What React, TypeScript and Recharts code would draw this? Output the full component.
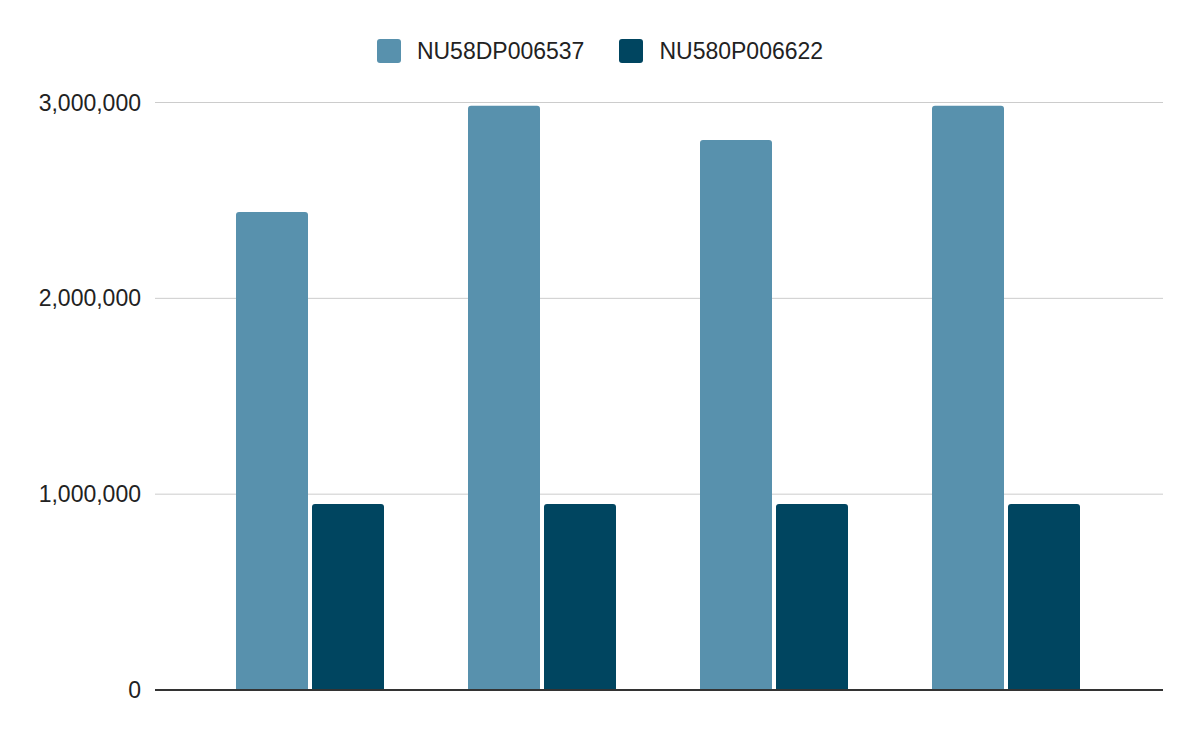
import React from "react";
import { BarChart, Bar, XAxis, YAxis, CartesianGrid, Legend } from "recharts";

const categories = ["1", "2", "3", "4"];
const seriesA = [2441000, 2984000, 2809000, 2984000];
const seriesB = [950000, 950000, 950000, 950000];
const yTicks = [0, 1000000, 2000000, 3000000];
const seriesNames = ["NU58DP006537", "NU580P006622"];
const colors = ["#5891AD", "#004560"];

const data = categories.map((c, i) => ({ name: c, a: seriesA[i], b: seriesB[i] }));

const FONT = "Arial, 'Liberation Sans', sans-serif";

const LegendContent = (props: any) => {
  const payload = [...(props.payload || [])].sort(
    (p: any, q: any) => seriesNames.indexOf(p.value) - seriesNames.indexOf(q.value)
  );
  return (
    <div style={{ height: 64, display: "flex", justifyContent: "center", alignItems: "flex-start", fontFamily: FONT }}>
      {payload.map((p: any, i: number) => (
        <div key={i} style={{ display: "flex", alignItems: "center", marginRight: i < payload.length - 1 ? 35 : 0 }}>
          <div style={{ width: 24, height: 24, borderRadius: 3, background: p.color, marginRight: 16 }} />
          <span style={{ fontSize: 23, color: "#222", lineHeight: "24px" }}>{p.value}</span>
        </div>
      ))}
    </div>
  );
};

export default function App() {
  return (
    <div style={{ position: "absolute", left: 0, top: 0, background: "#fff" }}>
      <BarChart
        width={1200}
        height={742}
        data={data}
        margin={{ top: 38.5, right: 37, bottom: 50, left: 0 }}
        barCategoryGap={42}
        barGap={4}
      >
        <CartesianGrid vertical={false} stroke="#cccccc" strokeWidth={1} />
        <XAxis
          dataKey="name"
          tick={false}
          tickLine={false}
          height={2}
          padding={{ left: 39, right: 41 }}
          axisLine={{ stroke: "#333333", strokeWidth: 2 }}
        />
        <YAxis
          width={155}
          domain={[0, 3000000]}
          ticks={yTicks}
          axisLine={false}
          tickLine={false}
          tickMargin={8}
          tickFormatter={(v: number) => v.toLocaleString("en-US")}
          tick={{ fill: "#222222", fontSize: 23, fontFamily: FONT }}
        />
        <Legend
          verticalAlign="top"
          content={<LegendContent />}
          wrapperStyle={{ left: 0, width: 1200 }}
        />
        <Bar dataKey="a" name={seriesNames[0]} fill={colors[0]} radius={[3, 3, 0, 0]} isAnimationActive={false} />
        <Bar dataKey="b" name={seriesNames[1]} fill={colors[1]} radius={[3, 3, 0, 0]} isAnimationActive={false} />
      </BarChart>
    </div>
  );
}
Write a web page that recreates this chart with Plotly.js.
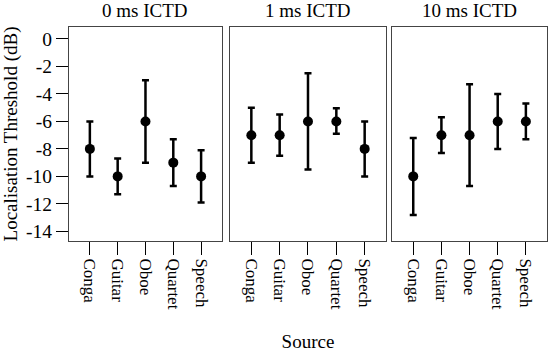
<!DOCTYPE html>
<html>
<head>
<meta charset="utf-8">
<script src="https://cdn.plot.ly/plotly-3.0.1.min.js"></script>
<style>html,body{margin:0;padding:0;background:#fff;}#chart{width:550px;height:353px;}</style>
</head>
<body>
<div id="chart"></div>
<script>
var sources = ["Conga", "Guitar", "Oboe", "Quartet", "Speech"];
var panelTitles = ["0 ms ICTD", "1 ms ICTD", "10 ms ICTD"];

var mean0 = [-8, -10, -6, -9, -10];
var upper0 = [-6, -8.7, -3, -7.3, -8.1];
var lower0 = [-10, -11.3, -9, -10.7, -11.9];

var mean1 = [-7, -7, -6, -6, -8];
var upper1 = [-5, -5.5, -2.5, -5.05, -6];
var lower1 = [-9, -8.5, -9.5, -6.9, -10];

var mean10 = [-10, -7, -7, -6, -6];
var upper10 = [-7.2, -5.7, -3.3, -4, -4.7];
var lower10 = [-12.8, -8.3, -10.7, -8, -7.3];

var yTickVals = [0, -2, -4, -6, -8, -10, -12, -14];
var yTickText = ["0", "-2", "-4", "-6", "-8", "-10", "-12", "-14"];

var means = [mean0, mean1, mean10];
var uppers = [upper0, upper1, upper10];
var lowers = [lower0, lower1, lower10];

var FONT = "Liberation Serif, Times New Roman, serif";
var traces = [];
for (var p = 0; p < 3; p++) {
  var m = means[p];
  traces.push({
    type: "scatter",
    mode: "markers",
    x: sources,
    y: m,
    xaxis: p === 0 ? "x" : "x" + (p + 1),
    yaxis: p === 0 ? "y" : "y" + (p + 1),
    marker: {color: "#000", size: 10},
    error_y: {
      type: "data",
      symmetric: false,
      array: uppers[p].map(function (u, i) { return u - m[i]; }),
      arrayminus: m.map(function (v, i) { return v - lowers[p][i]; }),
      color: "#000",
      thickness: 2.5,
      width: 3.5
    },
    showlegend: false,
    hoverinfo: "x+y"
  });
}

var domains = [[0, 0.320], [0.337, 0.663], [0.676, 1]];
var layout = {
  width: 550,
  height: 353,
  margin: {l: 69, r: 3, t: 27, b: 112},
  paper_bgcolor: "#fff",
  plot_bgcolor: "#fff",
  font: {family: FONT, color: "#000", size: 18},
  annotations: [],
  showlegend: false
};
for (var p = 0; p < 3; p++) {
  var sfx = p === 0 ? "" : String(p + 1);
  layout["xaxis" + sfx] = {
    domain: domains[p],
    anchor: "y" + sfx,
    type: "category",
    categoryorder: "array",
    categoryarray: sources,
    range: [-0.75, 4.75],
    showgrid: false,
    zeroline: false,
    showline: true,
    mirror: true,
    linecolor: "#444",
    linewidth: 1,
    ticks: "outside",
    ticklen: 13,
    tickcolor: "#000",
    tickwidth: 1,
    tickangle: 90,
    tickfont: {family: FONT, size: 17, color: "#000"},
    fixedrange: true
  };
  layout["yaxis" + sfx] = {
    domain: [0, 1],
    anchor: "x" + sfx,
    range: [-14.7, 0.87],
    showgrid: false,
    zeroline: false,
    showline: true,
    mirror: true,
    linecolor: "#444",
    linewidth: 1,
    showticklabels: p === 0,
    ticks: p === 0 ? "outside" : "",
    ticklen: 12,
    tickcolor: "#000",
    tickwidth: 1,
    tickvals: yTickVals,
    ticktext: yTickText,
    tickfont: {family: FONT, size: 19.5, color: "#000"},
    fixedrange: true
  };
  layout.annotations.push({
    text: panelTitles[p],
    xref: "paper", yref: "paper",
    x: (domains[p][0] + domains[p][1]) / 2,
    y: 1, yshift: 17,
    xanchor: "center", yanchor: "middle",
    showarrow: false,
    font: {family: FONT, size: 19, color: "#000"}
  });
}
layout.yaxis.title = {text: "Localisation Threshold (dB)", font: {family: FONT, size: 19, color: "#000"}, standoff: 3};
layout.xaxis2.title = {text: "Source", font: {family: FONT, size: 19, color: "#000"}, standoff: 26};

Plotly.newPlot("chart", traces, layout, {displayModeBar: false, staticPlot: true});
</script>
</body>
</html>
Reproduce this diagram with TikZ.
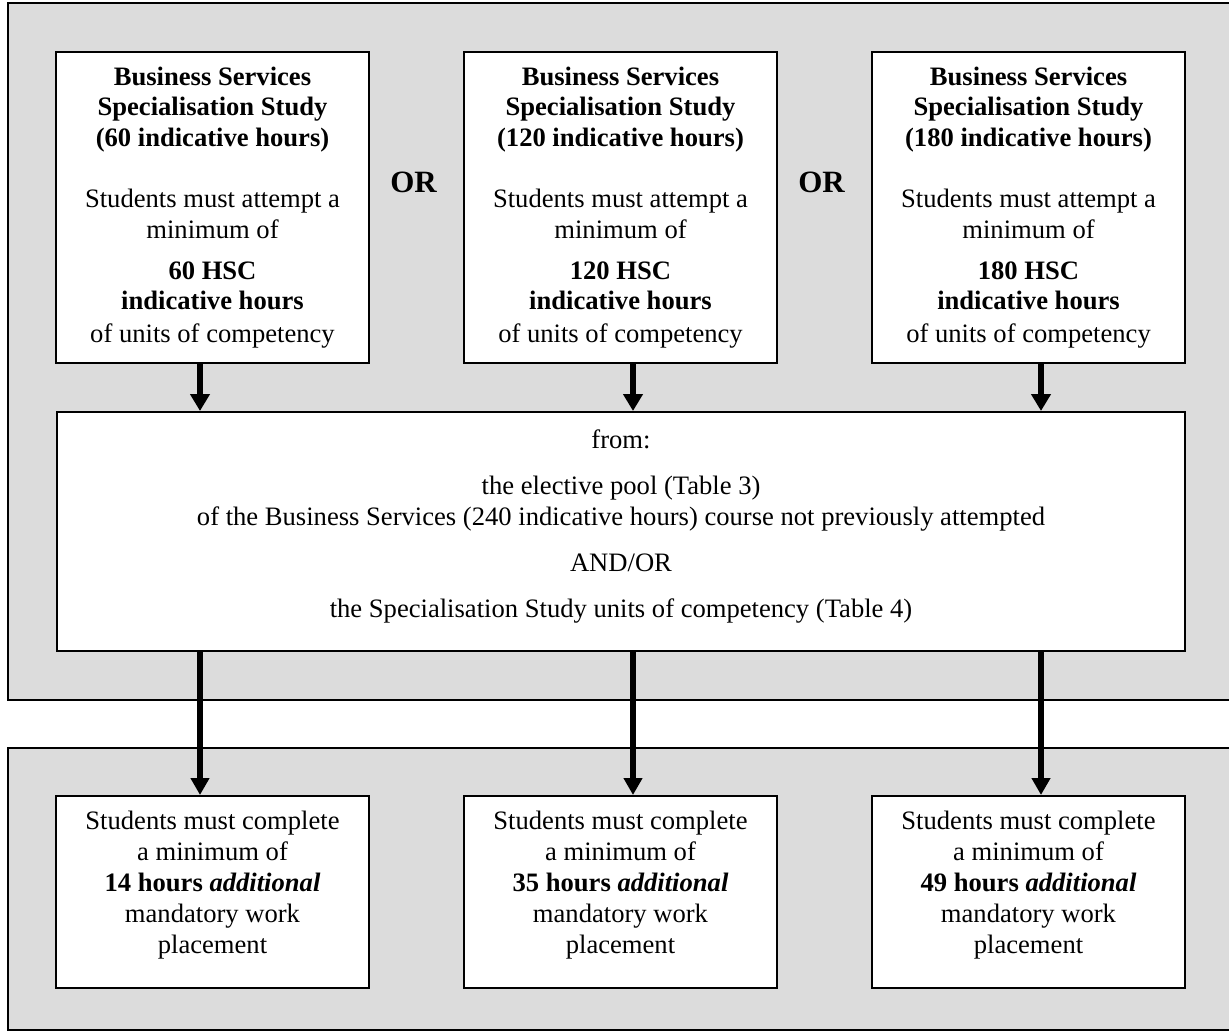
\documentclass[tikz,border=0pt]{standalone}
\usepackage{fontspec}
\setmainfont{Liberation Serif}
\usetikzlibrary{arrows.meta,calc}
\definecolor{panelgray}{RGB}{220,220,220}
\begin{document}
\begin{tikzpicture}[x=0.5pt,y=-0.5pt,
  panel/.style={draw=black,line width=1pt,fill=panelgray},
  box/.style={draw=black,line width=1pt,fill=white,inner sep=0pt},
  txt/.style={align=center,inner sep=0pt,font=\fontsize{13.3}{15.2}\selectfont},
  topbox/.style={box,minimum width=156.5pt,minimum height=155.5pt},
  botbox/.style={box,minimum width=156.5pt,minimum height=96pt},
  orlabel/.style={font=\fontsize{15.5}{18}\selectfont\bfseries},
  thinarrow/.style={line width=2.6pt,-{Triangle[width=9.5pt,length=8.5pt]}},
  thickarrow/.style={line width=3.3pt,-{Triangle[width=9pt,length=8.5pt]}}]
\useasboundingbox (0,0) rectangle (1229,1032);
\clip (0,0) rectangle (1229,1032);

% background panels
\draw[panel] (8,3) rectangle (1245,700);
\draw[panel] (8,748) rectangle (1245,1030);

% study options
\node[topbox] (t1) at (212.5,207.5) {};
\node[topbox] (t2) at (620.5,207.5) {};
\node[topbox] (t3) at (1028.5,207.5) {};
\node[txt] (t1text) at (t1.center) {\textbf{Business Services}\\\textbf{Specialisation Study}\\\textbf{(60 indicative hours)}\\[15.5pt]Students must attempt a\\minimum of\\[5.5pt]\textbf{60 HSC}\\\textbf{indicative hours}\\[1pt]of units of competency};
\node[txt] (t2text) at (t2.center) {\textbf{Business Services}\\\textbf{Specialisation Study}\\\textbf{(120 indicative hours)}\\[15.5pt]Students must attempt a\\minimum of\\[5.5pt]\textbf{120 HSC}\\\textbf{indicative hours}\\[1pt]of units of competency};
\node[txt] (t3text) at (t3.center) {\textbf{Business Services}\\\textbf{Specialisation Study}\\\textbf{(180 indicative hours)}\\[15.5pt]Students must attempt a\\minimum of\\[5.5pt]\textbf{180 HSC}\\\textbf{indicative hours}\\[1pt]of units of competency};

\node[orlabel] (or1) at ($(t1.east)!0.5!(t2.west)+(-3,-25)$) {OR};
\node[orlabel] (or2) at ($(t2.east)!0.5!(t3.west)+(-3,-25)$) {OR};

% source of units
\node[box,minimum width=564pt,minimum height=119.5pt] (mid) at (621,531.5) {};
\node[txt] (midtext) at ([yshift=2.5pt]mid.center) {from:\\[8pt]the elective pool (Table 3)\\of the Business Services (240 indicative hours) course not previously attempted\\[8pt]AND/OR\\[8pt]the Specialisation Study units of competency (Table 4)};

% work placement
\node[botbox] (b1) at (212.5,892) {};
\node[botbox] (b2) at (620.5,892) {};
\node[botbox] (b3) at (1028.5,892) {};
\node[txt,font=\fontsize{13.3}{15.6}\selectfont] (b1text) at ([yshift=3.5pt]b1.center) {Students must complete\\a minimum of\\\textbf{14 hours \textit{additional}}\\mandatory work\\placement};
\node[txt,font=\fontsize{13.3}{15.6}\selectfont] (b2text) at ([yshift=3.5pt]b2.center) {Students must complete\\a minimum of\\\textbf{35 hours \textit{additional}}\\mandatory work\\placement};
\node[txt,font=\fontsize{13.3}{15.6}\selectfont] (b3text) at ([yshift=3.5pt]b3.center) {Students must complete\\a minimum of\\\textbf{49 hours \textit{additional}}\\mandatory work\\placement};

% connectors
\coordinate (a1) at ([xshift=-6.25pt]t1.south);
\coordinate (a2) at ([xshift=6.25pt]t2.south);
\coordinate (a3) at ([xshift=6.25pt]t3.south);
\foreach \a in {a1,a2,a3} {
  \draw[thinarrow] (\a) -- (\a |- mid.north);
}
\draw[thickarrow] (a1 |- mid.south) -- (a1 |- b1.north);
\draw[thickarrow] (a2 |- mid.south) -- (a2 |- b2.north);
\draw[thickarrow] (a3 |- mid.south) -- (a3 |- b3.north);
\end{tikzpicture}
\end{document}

# SET PROBLEM
Find "with". Copy every line it occurs in.

# REPLY TO THE EXERCISE
Write a web page that recreates this chart with Plotly.js.
Reproduce this diagram with TikZ.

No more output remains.